Мой муж нырял трижды в ледяную воду. Наконец, он поднял над головой большой серый камень, на котором действительно отпечатались красные брызги.
Этот сюжет понравился писателю Битову, и он забрал его себе, поблагодарив за это, в свою очередь, моего мужа в предисловии к своему роману «Ожидание обезьян». При этом он назвал его почему-то «послушником».
Впрочем, еще много есть у меня в кабинете и икон, и иконочек, и фотографий, и картин, и картиночек, и всяких штучек, и всякой всячины — «с историями» и без них. Есть у меня и машинка «Эрика», и стаканчик с ручками, и бумага, и карандаш. То есть все, как положено в кабинете писателя, как быть должно.
Только здесь я почти никогда не работаю: то — мужу завтра служить литургию и рано вставать. То — кто-то пришел и пьет чай за моим столом, передвинув рукописи, спрятав машинку в углу. То — дети играют на пианино и поют псалмы — кто во что горазд. То — еще что-нибудь. Потому что — жизнь…
Я дожидаюсь, когда все в доме улягутся спать, пробираюсь на кухню и раскрываю большую коленкоровую тетрадь.
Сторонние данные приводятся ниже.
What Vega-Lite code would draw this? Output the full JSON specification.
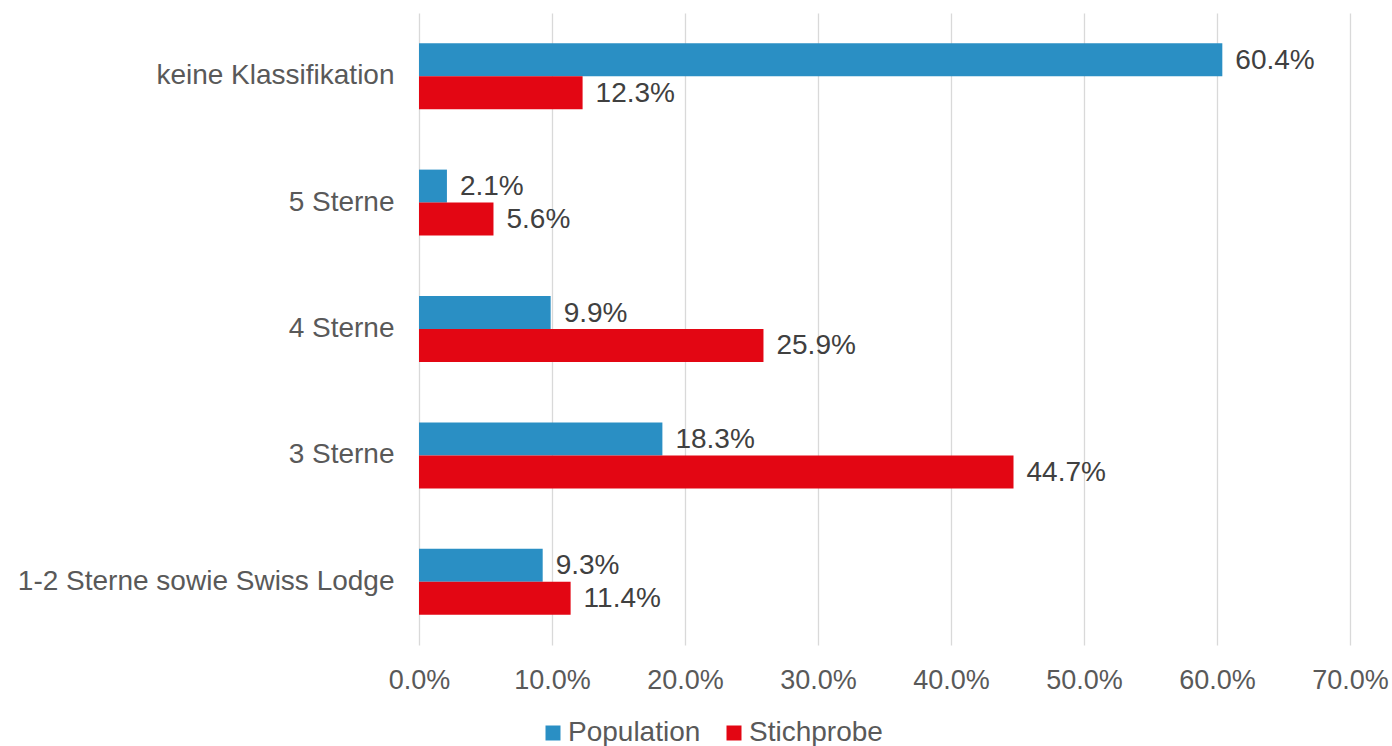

Там нет ничего — ни большого письменного стола, ни мягкой лампы, ни полок с книгами, ни картин: только черный квадрат окна перед глазами да обнаглевшие тараканы вокруг.
И все-таки мне очень жаль, что когда мы с мужем отойдем в лучший мир, дети разгребут в моем кабинете это скопище как бы бессвязных и бестолковых вещей, разъединят их: что-то выкинут на помойку, что-то — раздарят, что-то приспособят для себя самих. И правильно.
Потому что они — эти вещи — не есть я, это даже не моя жизнь, в которой были, возможно, более важные для нее люди, события и сюжеты.